See how Daniel Gonzalez made this brilliant photo wall for his friend for her wedding. Through text and images, Daniel has very generously shared with us how he built the wall should any of our readers want to make their own.
Enjoy this tutorial!
To make the Photo Wall I used the following:
2x4” cut into four pieces each 35" long, two pieces each 71" long, two pieces each 8" long cut to fit
4x4" cut into two pieces 2ft. long
A piece of ¼ inch plywood 6ft. wide and 3ft. 6” tall
A piece of white paneling for the bottom part of the wall
6ft. wide and 3ft. tall
4 hooks and 4 hangers
A piece of fabric approximately 48” x 6ft. 6”
6ft. long piece of molding
2 ½” woodscrews and 1 ¼” woodscrews
¾” machine screws and nuts
2 door hinges
The wall I made was 6ft. wide and 6ft. 6" tall. This height worked best for people to stand comfortably behind the cut-outs (wall windows). It has cost me approximately $100 to make the photo wall and here is how I did it:
1. Make the “stand-alone” frame
The frame was made out of 2x4”s which were cut 1” inch shorter than the dimension on all sides. This was done to make sure the frame would not show up on any pictures taken from in-front. I cut four Horizontal pieces each cut 35” Long and 2 Vertical pieces cut 71” Long.
The 2x4’s were attached to each other by L brackets, using the 1 ¼” wood screws. The Vertical 2x4’s were attached in between the base and top of the frame. I first put together one side then did the other side. Each side was a 35” 2x4 on the base, a 71” 2x4 on top then the top was another 35” 2x4.
The key to the frame was to make it fold so it could be transported. I used old door hinges, to attach both sides of the frame and placed two of them in the middle of both horizontal 2x4’s so it would fold in half.
2. Assemble the legs for the frame
Next was assembling the 2 legs so the frame could stand on its own. For the legs I cut the 4x4 into 2 pieces 2 ft. long. Then attached the 4x4’s to the base with more L brackets. I then took the 8 ft. long 2x4 and clamped it next to a top portion of the frame and to the side of the 4x4, near the back. Next I took a pencil and marked the angles of what to cut in order to attach the 2x4’s for extra support. The height of the 2x4’s on the frame and length of them don’t have to be exact just close. The 2x4’s were then held in place with 2 ½” wood screws. The screws attaching the 2x4 to the 4x4 have to be drilled in on a 45 degree angle.
Now the large free standing frame was finished and standing.
3. Hanging the wall on the frame
The wall was made in two pieces that would hang from the frame.
The top part was a piece of ¼ inch plywood and the bottom part was a piece of white paneling cut 6 ft. wide.

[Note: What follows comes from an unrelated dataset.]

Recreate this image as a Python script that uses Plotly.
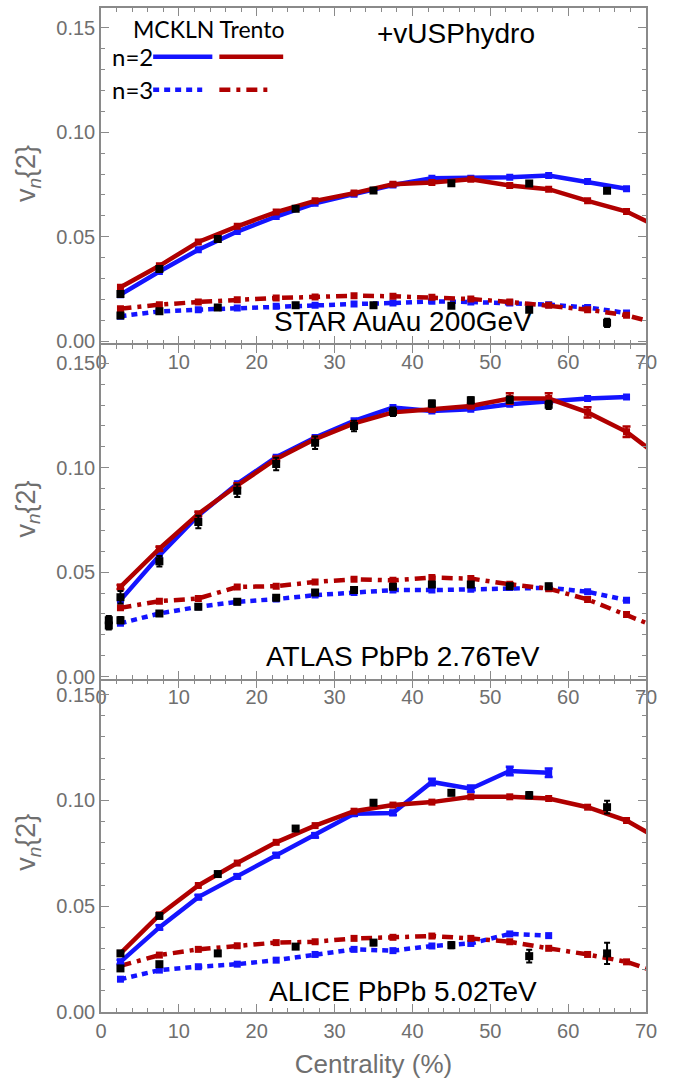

I then attached a piece of molding (normally used for trim around a door) to the top of the white panel. I did this to hide the space between the two parts of the wall. This I attached with construction adhesive.
The top part of the wall was a piece of 1/4 inch plywood, 6 ft. wide and 3 ft. 6” tall.
The two pieces were then attached to the frame, individually, with basic hooks and hanger pieces found in any hardware store.
I attached the hangers on the white paneling first. I lined the paneling up so it overlapped the frame by 1” on both sides and used clamps to hold it in place. Then drilled holes into the paneling about 2” down from the top but in the middle of the frame. I attached the hangers on the inside of the paneling with machine screws and nuts. The hooks were attached in a place were the paneling lined up with the bottom of the frame while hanging.
The same steps were used to attach the ¼ plywood above the paneling just leave about a ¼” between the two pieces so there is space when putting it together and taking it apart.
Photo: Daniel Gonzalez
4. Cutting holes for the decorative picture frames
I organized the frames on the plywood in the positions where I wanted them. With a pencil I then marked the inside and outside borders of each decorative frame.
Next was to drill pilot holes in the middle of both markings and cut with a jigsaw. I then just sanded the holes to prevent any injuries.
5. Attaching the fabric (the “wall paper”)
After choosing the right piece of fabric it just needed to be attached. I used an adhesive spray to attach the fabric to the plywood.
I then secured the fabric around the edges with staples. After the fabric was attached I had to cut holes in the fabric to expose the holes I cut in the plywood earlier so the decorative frames could be attached. I just cut holes in the shape of triangles so I could and pull the excess fabric which covered holes to the back of my photo wall. I then used staples once again to hold the fabric in place.
Photos: Daniel Gonzalez
6. Adding the decorative picture frames
To attach the frames all it took was to add screw from behind that were just long enough to hold the weight of the frames.